Even some managers from companies with collaborative cultures say they don't see a need for the social part of social BPM. Case in point: Bluebird Auto Rental Systems, a small company that makes software for car rental systems. Charlie McGougan, Bluebird's IT director, lives and works in Lubbock, Texas, but he's in daily contact with his colleagues at the company's Dover, N.J., headquarters. And while Bluebird uses BPM products from Progress Software, McGougan said the company isn't using social BPM. "I'm not really sure what we would do with it," he said.

Some BPM experts share McGougan's view.
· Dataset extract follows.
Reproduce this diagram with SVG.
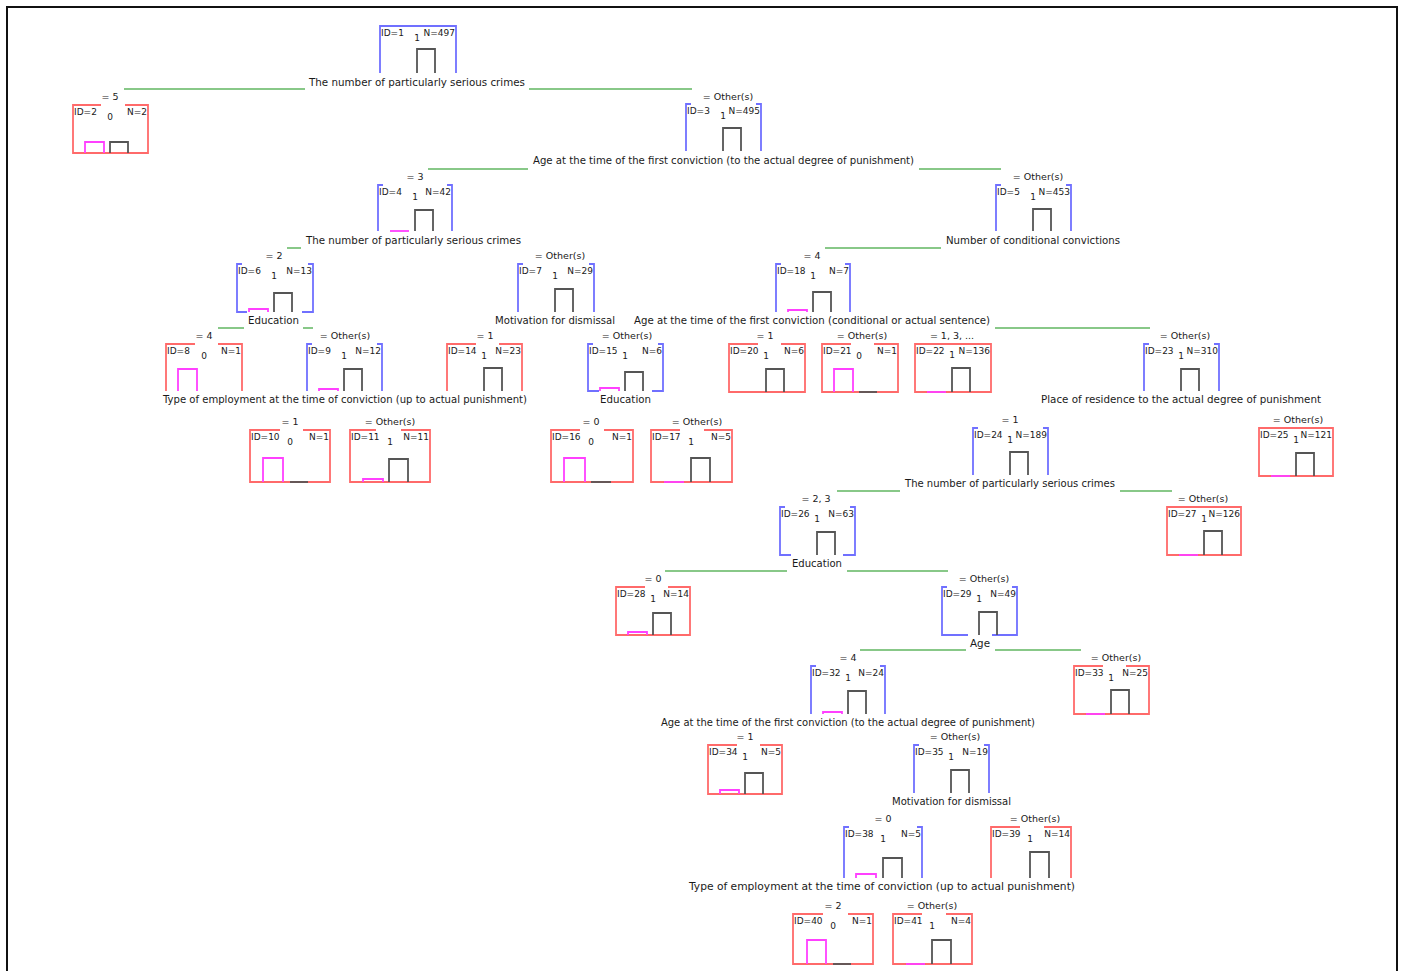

Among them: Steve Weissman, a consultant at the Holly Group, a Boston-based consultancy. "Sorry, but I'm having a hard time wrapping my head around what 'social BPM' actually is," Weissman wrote in a forum on the BPM-focused website ebizQ in July 2011. "I glean that it sort of is 'regular' BPM injected with a heavy dose of collaboration. If so, then I really don't get what the 'new' is here. Maybe I'm an outlier, but I've always approached BPM this way, since processes nearly always reflect the people that work them, and managing those processes thus means managing the ways people work together."

Two-plus years later, Weissman said he still doesn't get social BPM. "What's really changed from calling someone on the phone 30 years ago to sending an email 15 years ago to the system sending you a tweet today?" he asked. "From a process standpoint, it hasn't changed anything."

He recommended that managers pay less attention to the "next shiny object floating by" and more on exactly what they're trying to accomplish. "I've been saying forever: Focus on the business problem that you're trying to solve," he said. "The tools are almost irrelevant" -- and, he added, they all change over time.

But at EDP, executives believe in the power of social BPM. The company estimates the initiative has generated a return of $200 million. Though for Blasilli, the biggest benefit is having new ways for employees to work together. "What we are doing in our company is creating a way of collaboration -- and collaborative decision making" that older tools couldn't provide, he said. "We want to do more and more of that."